Tuesday, 3 March 2009

Charlton Athletic 1 v Doncaster Rovers 2

First, those of you who decided to stay at home this evening (and there were plenty of you) will be pleased to know that you made the right decision. In a deceptively cold, wet and windy evening, Phil Parkinson's Charlton side failed to maintain the efforts of recent weeks and a poor quality performance got the result it largely deserved. Surely there can't be too many Addicks still in denial that this is a relegation season.

The side we put out was as expected. Danny Butterfield slipped into right-back alongside Hudson, Ward and Youga who were protecting Rob Elliot. Soares, Racon, Spring and Bailey were in midfield and we played with Shelvey just behind Chris Dickson up front. In appalling conditions, we struggled to hold possession in the first half against a Doncaster side who adapted better to the wind and who again passed and moved around us. We struggled to get a grip on the midfield and were disjointed playing the ball forward. Chris Dickson and Jonjo Shelvey looked like they had made a bet beforehand over who could get the most shots in. Both were guilty of wasting what decent attacking positions we did create by shooting far too early, from distance and poorly.

Doncaster dominated possession and the majority of the first 45 minutes was played in our half without creating too many chances, although Elliot made a crucial intervention to stop Coppinger from finishing an excellent five man move. Charlton actually hit the bar too as Dickson nodded on from a goalmouth scramble but it was as close as we came to their goal in the first half.

It took Rovers only five minutes in the second half to open the scoring and the excellent Coppinger finished another good move by collecting a one-two to curl the ball beyond Elliot's dive. Doncaster then got everyone behind the ball and frustrated Charlton as we tried to up the tempo. We were still struggling and Phil Parkinson made the right two substitions for me at the right time when he took off Soares and Spring on the hour and replaced them with Sam and Burton. Once again Soares wasn't really in the game and I am struggling to see what anyone sees in him. Lloyd Sam isn't the finished article but he does at least get involved in the match and has obvious pace. Matt Spring has made a decent contribution since he arrived but he's had a couple of quiet games of late and I think we lost the midfield battle today because he wasn't pulling his weight. It didn't help that Racon got an early booking and was watching his tackles, although he was fortunate to survive a second yellow late on for a similar tackle to the one was booked for.

With Spring off, Shelvey dropped to midfield where he is more comfortable and Burton was able to press up with Dickson. We continued to frustrate, wasting more attacks with pointless shots and there was no final ball. It was beginning to look like a 1-0 shut-out when Nicky Bailey roared in to get on the end of a dropping ball 15 yards out and managed to ping it passed Sullivan for another trademark finish. Could we finally go on and win a game having been behind? It took five minutes for the answer and it was Nicky Bailey who handed Rovers a penalty after lunging in on Ritchie Wellens in a suicidal tackle. Bailey protested his innocence but it looked stonewall to me. Brian Stock smashed the penalty home and that was pretty much that. All that was left was for the half empty Valley to empty rapidly towards the finish. There was a chorus of boos at the whistle but not enough people left to make it too loud.

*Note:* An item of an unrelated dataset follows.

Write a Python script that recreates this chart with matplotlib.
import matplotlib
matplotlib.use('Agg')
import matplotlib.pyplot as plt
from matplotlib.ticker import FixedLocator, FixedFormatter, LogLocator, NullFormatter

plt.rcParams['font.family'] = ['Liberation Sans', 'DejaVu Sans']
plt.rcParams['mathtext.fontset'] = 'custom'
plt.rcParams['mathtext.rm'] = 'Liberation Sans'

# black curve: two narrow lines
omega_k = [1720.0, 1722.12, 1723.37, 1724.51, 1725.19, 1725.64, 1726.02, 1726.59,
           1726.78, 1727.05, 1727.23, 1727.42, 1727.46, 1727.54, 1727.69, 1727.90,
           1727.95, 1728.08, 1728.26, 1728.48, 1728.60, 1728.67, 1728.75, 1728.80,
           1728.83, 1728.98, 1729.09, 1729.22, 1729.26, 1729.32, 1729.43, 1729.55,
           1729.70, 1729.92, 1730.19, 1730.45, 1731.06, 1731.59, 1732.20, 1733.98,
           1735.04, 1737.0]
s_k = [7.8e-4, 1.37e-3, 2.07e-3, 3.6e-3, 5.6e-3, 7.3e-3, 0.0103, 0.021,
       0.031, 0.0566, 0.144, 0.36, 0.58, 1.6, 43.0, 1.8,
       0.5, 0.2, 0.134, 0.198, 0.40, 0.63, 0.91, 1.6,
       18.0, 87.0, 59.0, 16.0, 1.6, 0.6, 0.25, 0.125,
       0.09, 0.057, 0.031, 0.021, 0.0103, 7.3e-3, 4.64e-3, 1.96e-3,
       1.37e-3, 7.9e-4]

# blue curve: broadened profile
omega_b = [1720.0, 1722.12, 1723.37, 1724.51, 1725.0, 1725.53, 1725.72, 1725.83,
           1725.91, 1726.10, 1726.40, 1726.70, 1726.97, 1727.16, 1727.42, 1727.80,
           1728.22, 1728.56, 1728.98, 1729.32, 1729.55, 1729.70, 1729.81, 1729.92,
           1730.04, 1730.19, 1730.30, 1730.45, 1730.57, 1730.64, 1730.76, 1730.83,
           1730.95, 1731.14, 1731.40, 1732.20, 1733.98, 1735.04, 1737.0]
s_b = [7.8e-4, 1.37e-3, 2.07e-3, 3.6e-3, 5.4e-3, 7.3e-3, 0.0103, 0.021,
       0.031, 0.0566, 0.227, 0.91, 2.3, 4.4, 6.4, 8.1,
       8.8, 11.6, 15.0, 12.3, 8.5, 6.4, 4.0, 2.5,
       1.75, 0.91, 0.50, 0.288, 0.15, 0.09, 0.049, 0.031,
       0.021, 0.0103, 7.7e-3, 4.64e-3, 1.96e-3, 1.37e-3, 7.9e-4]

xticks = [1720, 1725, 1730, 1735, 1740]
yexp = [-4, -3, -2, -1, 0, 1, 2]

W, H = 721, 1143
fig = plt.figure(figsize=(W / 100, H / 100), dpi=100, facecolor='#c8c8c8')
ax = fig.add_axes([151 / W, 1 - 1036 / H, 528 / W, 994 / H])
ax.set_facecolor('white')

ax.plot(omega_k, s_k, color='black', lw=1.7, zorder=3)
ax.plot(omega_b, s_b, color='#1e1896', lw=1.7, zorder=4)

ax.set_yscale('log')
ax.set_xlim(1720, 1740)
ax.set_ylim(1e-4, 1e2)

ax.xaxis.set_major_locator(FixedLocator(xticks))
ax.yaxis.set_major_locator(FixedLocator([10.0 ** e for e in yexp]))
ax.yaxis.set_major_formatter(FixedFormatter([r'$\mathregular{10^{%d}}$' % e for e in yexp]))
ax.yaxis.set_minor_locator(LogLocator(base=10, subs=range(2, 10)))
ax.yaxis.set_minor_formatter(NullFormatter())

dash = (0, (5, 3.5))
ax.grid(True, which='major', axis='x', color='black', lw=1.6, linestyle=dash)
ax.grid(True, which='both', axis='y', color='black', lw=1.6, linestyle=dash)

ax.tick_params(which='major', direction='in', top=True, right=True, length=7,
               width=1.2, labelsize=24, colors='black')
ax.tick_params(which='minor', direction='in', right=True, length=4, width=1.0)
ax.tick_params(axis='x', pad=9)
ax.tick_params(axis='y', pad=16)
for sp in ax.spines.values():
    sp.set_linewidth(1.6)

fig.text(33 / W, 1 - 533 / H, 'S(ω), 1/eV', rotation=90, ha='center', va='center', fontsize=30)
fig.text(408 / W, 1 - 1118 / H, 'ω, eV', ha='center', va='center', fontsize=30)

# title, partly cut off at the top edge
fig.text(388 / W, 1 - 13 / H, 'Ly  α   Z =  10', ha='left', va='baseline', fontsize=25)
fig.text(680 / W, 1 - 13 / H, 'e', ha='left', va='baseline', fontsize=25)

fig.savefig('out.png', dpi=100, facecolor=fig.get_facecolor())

With Southampton, Forest, Plymouth and Norwich all winning, the game is up and I suspect we will hear that in Phil Parkinson's language from now on. On Saturday he completes his 18th league game in charge and matches the 18 games that Alan Pardew managed earlier in the season. The sad facts are that Parkinson's return from 17 games so far is 11 points and he can't now better Pardew's meagre 16 points which got him the sack. There has been an improvement in performances under Parkinson and he seems to have the eye for a grafter but his loan signings have all been established pros, hardly any risk-taking or unearthed gems. Personally he comes across as a good bloke but, for me, he has been a failure and serious consideration has to be given to starting next season with him in charge, irrespective of the finances. It is, after all, a results driven  business.